REQUIRED WORK:
Each line from the top of the listing through the one holding "Friction vs. ATD</text>" should be restated word for word, with nothing added and no pictures.

* BEGIN SUPPLIED INFORMATION *

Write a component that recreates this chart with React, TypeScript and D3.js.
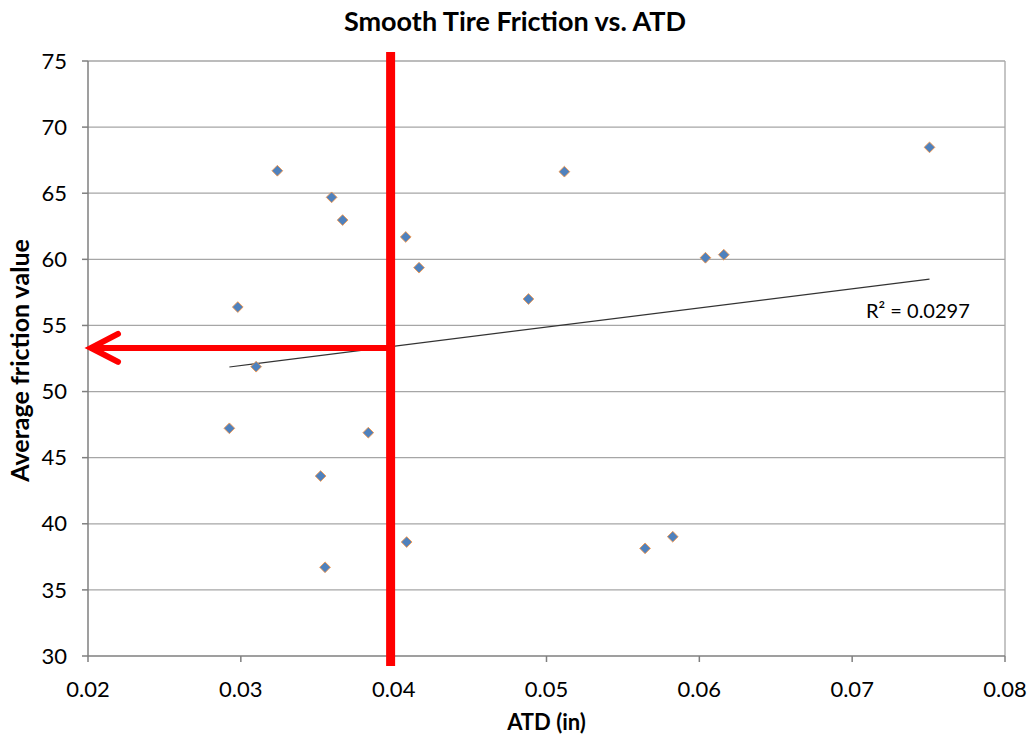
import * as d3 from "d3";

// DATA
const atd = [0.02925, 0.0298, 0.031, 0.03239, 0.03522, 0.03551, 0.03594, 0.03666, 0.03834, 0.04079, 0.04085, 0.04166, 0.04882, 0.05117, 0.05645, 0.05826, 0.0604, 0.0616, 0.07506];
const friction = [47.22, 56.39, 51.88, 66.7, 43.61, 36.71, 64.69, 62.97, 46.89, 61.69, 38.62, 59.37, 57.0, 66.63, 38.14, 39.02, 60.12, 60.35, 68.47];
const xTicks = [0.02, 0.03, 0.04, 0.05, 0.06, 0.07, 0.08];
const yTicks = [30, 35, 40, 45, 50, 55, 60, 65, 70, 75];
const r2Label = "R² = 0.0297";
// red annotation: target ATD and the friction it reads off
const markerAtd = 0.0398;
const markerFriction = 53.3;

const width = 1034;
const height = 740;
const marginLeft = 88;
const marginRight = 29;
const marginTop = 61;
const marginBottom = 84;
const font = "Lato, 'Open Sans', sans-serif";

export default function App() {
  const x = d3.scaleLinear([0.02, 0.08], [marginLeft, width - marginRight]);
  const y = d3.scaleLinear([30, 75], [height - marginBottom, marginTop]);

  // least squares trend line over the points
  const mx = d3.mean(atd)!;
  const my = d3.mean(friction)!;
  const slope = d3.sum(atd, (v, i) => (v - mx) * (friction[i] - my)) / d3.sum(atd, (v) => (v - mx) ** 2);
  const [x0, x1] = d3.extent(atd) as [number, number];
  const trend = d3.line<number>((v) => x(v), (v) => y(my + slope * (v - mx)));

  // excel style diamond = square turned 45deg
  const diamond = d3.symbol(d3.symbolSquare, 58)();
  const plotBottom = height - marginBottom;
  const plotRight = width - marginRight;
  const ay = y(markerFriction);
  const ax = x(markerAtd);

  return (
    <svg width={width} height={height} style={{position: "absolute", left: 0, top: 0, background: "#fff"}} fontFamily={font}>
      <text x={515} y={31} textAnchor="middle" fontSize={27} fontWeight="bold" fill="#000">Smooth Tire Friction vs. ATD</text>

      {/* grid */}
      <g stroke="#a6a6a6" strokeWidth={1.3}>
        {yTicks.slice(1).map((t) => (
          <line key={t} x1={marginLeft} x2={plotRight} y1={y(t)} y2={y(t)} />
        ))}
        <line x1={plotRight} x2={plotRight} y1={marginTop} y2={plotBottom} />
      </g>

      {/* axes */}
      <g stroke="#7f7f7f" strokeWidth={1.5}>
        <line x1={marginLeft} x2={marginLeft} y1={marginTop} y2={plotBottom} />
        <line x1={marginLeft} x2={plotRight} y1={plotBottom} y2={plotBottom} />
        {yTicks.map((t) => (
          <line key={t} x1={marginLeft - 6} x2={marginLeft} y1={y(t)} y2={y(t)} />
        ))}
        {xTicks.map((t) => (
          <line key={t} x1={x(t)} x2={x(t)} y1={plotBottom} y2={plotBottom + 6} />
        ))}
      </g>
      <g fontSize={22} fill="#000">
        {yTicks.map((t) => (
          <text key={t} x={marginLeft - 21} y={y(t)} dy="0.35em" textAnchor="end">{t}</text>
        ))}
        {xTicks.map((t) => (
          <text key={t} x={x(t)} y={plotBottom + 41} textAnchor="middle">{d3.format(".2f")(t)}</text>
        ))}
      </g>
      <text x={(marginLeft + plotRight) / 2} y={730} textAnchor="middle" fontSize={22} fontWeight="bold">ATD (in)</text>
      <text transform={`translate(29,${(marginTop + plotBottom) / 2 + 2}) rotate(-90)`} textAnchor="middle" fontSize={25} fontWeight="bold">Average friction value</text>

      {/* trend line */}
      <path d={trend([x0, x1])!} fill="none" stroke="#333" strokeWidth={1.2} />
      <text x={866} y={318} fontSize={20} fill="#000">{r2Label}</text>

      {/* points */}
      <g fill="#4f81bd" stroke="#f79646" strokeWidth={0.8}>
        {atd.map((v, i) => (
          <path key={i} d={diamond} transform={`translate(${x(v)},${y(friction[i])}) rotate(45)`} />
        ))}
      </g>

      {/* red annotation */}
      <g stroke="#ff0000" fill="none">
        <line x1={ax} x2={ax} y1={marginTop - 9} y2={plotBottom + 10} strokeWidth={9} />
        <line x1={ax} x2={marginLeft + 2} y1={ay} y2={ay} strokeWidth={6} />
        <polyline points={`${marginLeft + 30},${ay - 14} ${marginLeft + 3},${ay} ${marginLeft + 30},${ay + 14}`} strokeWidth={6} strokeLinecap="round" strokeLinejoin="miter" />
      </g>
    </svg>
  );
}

* END SUPPLIED INFORMATION *

EXERCISE ANSWER:
Write a component that recreates this chart with React, TypeScript and D3.js.
import * as d3 from "d3";

// DATA
const atd = [0.02925, 0.0298, 0.031, 0.03239, 0.03522, 0.03551, 0.03594, 0.03666, 0.03834, 0.04079, 0.04085, 0.04166, 0.04882, 0.05117, 0.05645, 0.05826, 0.0604, 0.0616, 0.07506];
const friction = [47.22, 56.39, 51.88, 66.7, 43.61, 36.71, 64.69, 62.97, 46.89, 61.69, 38.62, 59.37, 57.0, 66.63, 38.14, 39.02, 60.12, 60.35, 68.47];
const xTicks = [0.02, 0.03, 0.04, 0.05, 0.06, 0.07, 0.08];
const yTicks = [30, 35, 40, 45, 50, 55, 60, 65, 70, 75];
const r2Label = "R² = 0.0297";
// red annotation: target ATD and the friction it reads off
const markerAtd = 0.0398;
const markerFriction = 53.3;

const width = 1034;
const height = 740;
const marginLeft = 88;
const marginRight = 29;
const marginTop = 61;
const marginBottom = 84;
const font = "Lato, 'Open Sans', sans-serif";

export default function App() {
  const x = d3.scaleLinear([0.02, 0.08], [marginLeft, width - marginRight]);
  const y = d3.scaleLinear([30, 75], [height - marginBottom, marginTop]);

  // least squares trend line over the points
  const mx = d3.mean(atd)!;
  const my = d3.mean(friction)!;
  const slope = d3.sum(atd, (v, i) => (v - mx) * (friction[i] - my)) / d3.sum(atd, (v) => (v - mx) ** 2);
  const [x0, x1] = d3.extent(atd) as [number, number];
  const trend = d3.line<number>((v) => x(v), (v) => y(my + slope * (v - mx)));

  // excel style diamond = square turned 45deg
  const diamond = d3.symbol(d3.symbolSquare, 58)();
  const plotBottom = height - marginBottom;
  const plotRight = width - marginRight;
  const ay = y(markerFriction);
  const ax = x(markerAtd);

  return (
    <svg width={width} height={height} style={{position: "absolute", left: 0, top: 0, background: "#fff"}} fontFamily={font}>
      <text x={515} y={31} textAnchor="middle" fontSize={27} fontWeight="bold" fill="#000">Smooth Tire Friction vs. ATD</text>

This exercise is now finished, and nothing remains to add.